SAADET PARTİSİ; ’BU SATIŞ TARİHE SAYGISIZLIK'
Saadet Partisi Gebze İlçe Başkanı Necati Korkmaz ise yazılı açıklamada bulunarak, şunları kaydetti:
İstanbul'un fatihi, çağ açıp çağ kapatan ceddimiz Fatih Sultan Mehmet Han'ın ordularının otağı olarak kullandığı Hünkâr Çayırı iktidar tarafından satılmıştır. Hünkâr Çayırı, Sultan Fatih'in bizlere emanetidir. Tarihe mal olunmuştur. Hepinizin malumu olduğu üzere ülkemiz ve bölge belediyelerimiz iş lafa ve hamaset yapmaya gelince mangalda kül bırakmayan, şanlı ecdadın torunları olmakla övünen bir siyasi anlayış tarafından yönetilmektedir.
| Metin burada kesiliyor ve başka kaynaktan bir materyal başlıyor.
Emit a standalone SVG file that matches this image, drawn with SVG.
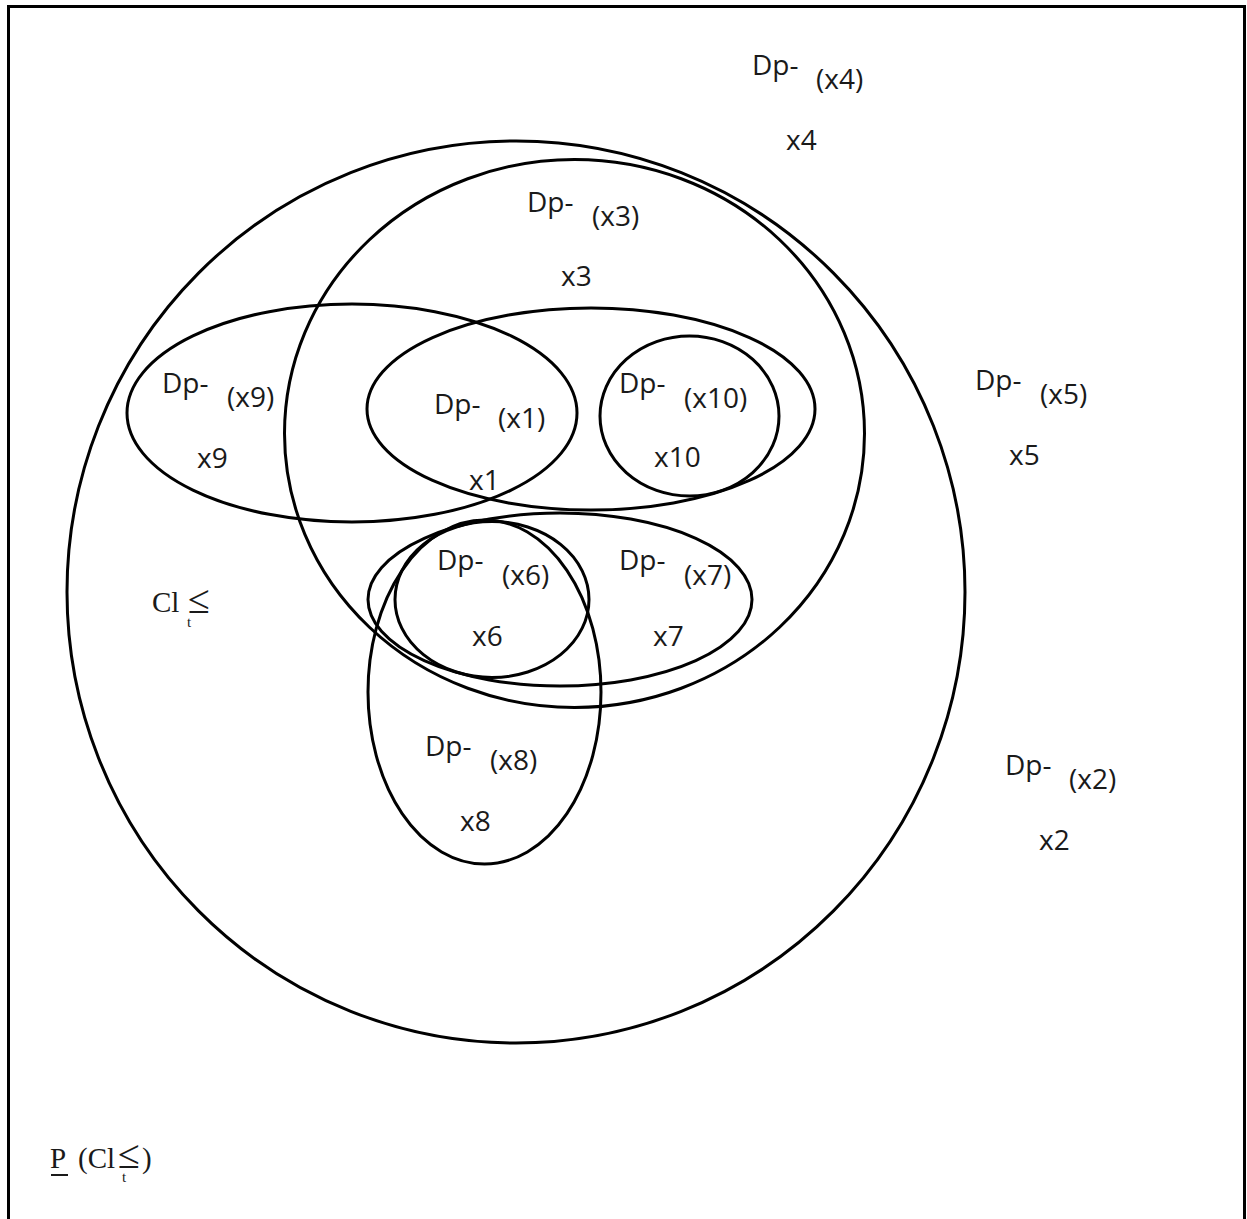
<svg xmlns="http://www.w3.org/2000/svg" width="1247" height="1219" viewBox="0 0 1247 1219">
  <style>
    .set { fill: none; stroke: #000; stroke-width: 3; }
    .lbl { font-family: "Open Sans", "Noto Sans", sans-serif; font-size: 28px; fill: #1a1a1a; }
    .math { font-family: "Liberation Serif", serif; font-size: 29px; fill: #1a1a1a; }
    .rel { font-family: "Liberation Serif", serif; font-size: 40px; fill: #1a1a1a; }
    .sub { font-family: "Liberation Serif", serif; font-size: 15px; fill: #1a1a1a; }
  </style>
  <rect x="0" y="0" width="1247" height="1219" fill="#fff"/>
  <!-- universe frame -->
  <rect id="frame" x="8.5" y="6.5" width="1236" height="1230" class="set"/>

  <g id="sets">
    <ellipse id="cl-t" cx="516" cy="592" rx="449" ry="451" class="set"/>
    <ellipse id="dp-x3" cx="574.5" cy="433.5" rx="290" ry="274" class="set"/>
    <ellipse id="dp-x9" cx="352" cy="413" rx="225" ry="109" class="set"/>
    <ellipse id="dp-x1" cx="591" cy="409" rx="224" ry="101" class="set"/>
    <ellipse id="dp-x10" cx="689.5" cy="416" rx="89.5" ry="80" class="set"/>
    <ellipse id="dp-x7" cx="560" cy="599.5" rx="192" ry="86.5" class="set"/>
    <ellipse id="dp-x6" cx="492" cy="599.5" rx="97" ry="78" class="set"/>
    <ellipse id="dp-x8" cx="484.5" cy="692" rx="116.5" ry="172" class="set"/>
  </g>

  <g id="labels">
    <g id="n-x4"><text class="lbl" x="752" y="75">Dp-</text><text class="lbl" x="816" y="89">(x4)</text><text class="lbl" x="786" y="150">x4</text></g>
    <g id="n-x3"><text class="lbl" x="527" y="212">Dp-</text><text class="lbl" x="592" y="226">(x3)</text><text class="lbl" x="561" y="286">x3</text></g>
    <g id="n-x9"><text class="lbl" x="162" y="393">Dp-</text><text class="lbl" x="227" y="407">(x9)</text><text class="lbl" x="197" y="468">x9</text></g>
    <g id="n-x1"><text class="lbl" x="434" y="414">Dp-</text><text class="lbl" x="498" y="428">(x1)</text><text class="lbl" x="469" y="490">x1</text></g>
    <g id="n-x10"><text class="lbl" x="619" y="393">Dp-</text><text class="lbl" x="684" y="408">(x10)</text><text class="lbl" x="654" y="467">x10</text></g>
    <g id="n-x5"><text class="lbl" x="975" y="390">Dp-</text><text class="lbl" x="1040" y="404">(x5)</text><text class="lbl" x="1009" y="465">x5</text></g>
    <g id="n-x6"><text class="lbl" x="437" y="570">Dp-</text><text class="lbl" x="502" y="585">(x6)</text><text class="lbl" x="472" y="646">x6</text></g>
    <g id="n-x7"><text class="lbl" x="619" y="570">Dp-</text><text class="lbl" x="684" y="585">(x7)</text><text class="lbl" x="653" y="646">x7</text></g>
    <g id="n-x8"><text class="lbl" x="425" y="756">Dp-</text><text class="lbl" x="490" y="770">(x8)</text><text class="lbl" x="460" y="831">x8</text></g>
    <g id="n-x2"><text class="lbl" x="1005" y="775">Dp-</text><text class="lbl" x="1069" y="789">(x2)</text><text class="lbl" x="1039" y="850">x2</text></g>

    <!-- downward union of classes -->
    <g id="n-cl"><text class="math" x="152" y="612">Cl</text><text class="rel" x="188" y="613">≤</text><text class="sub" x="187" y="627">t</text></g>
    <!-- lower approximation -->
    <g id="n-p">
      <text class="math" x="50" y="1168">P</text>
      <line x1="51" y1="1175" x2="68" y2="1175" stroke="#1a1a1a" stroke-width="2"/>
      <text class="math" x="78" y="1168">(Cl</text>
      <text class="rel" x="118" y="1168">≤</text>
      <text class="sub" x="122" y="1182">t</text>
      <text class="math" x="142" y="1168">)</text>
    </g>
  </g>
</svg>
Evet, torunlarısınız lakin hayırsız mirasyedi torunlarısınız. Ülkede sizden önce yapılan ve para eden ne kadar fabrika ve sanayi kuruluşu varsa satıp bitirdiniz. Şimdi satacak, paraya çevirecek bir şey kalmayıncaya bu sefer gözünüzü Sultan Fatih'in yadigârı Hünkâr Çayırı'na diktiniz. Bu satış bölge halkına haksızlık, tarihe saygısızlık, emanete ihanettir. Bu satışta ihanet vardır, bu satışta vefasızlık vardır, bu satışta usulsüzlük vardır, bu satışta gaflet ve hıyanetlik vardır, bu satışta tarihi bedbahtlık vardır. Bir Gebzeli olarak bu tepkimiz günlük değil, satışın iptali ve Gebzelilere geri tahsis edilinceye kadar sürecektir. Bu siyasi menfaatleri gözeten bir dava değil, aksine Gebze bölgemizin ve tüm Türkiye'nin ortak meselesidir. Sultan Fatih'in Gebze'deki evlatları olarak alınan bu yanlış karardan dönülmesi için tarihi bir sorumlulukla siyasi partileri ve sivil toplum kuruluşlarını ve tüm kamuoyunu birlikte hareket etmeye davet ediyorum.